Нет в мире вещей хуже Антокольского. Несмотря на присутствие в “Мы” ряда удачных деталей, вся вещь совершенно неудачна и является ярким указанием того, что в своей старой манере Замятин достиг потолка»[836]. Грубая наглость Шкловского удивительна, ленинская, по сути. Это чистейшее ниспровержение культуры пришедшим Хамом. От него идет и стилистика современных постмодернистов.
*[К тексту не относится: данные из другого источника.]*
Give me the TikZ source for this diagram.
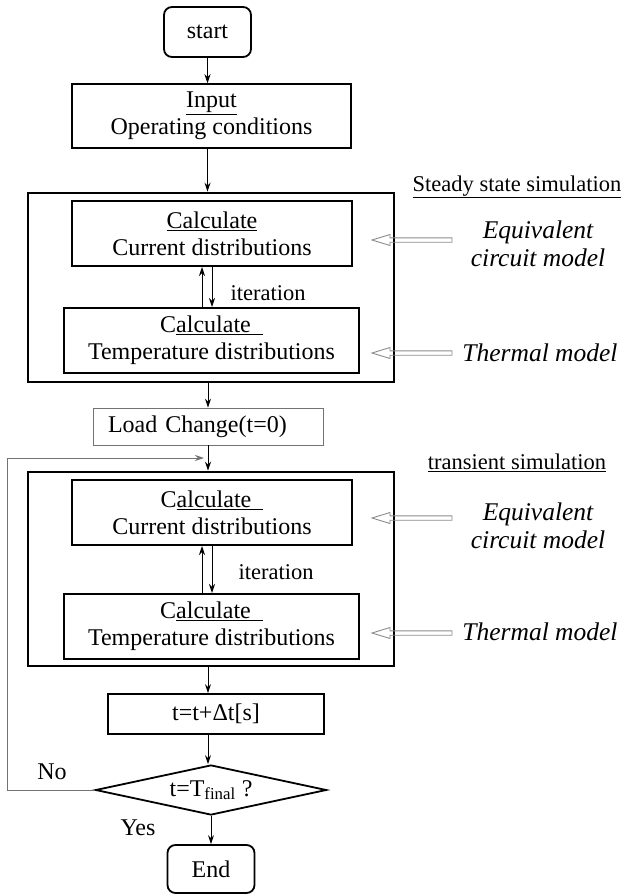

То, что прототипы были в реальной действительности, сомнений нет. Это период крестьянских восстаний, восстаний левых эсеров, не желавших принимать большевиков. Так кто? Левые эсеры? Переход к социализму из крестьянской общины, антигородская направленность. Впрочем, левые эсеры вызывали у Замятина такую же брезгливость, как и движение «Мефи», противостоявшее Единому Государству. В 1918 г. он написал в газете «Дело народа»: «Когда лакея бьют в морду, он жалок, когда лакей бьет в морду, он гнусен. Левые эсеры прекрасно поняли первое и отказались разделять ответственность советской власти за иностранную политику. Но настоящий момент — новой эпидемии расстрелов советскими войсками рабочих, арестов советской полицией рабочих, закрытие советской цензурой газет, — этот момент левые эсеры сочли как раз подходящим, чтобы занять правительственные посты в Петроградской Коммуне и разделить ответственность советской власти за битье в морду»[837]. Дружба руководителей Мефи с Хранителями уж очень напоминала близость эсеров чекистам. А может, не надо искать политические прототипы, не надо, скажем, видеть в I-330 Марию Спиридонову. Просто здание Единого Государства жило на мине Мефистофеля. Рано или поздно эта мина должна была взорваться. Мы, свидетели крушения Советской власти, наблюдали этот взрыв. Но, как и полагал автор романа, ничего хорошего за этим не последовало. После Благодетеля к власти пришли Хранители. Иными словами, перед нами мощное художественное обобщение, которое обладало не только отражательным, но и прогностическим смыслом.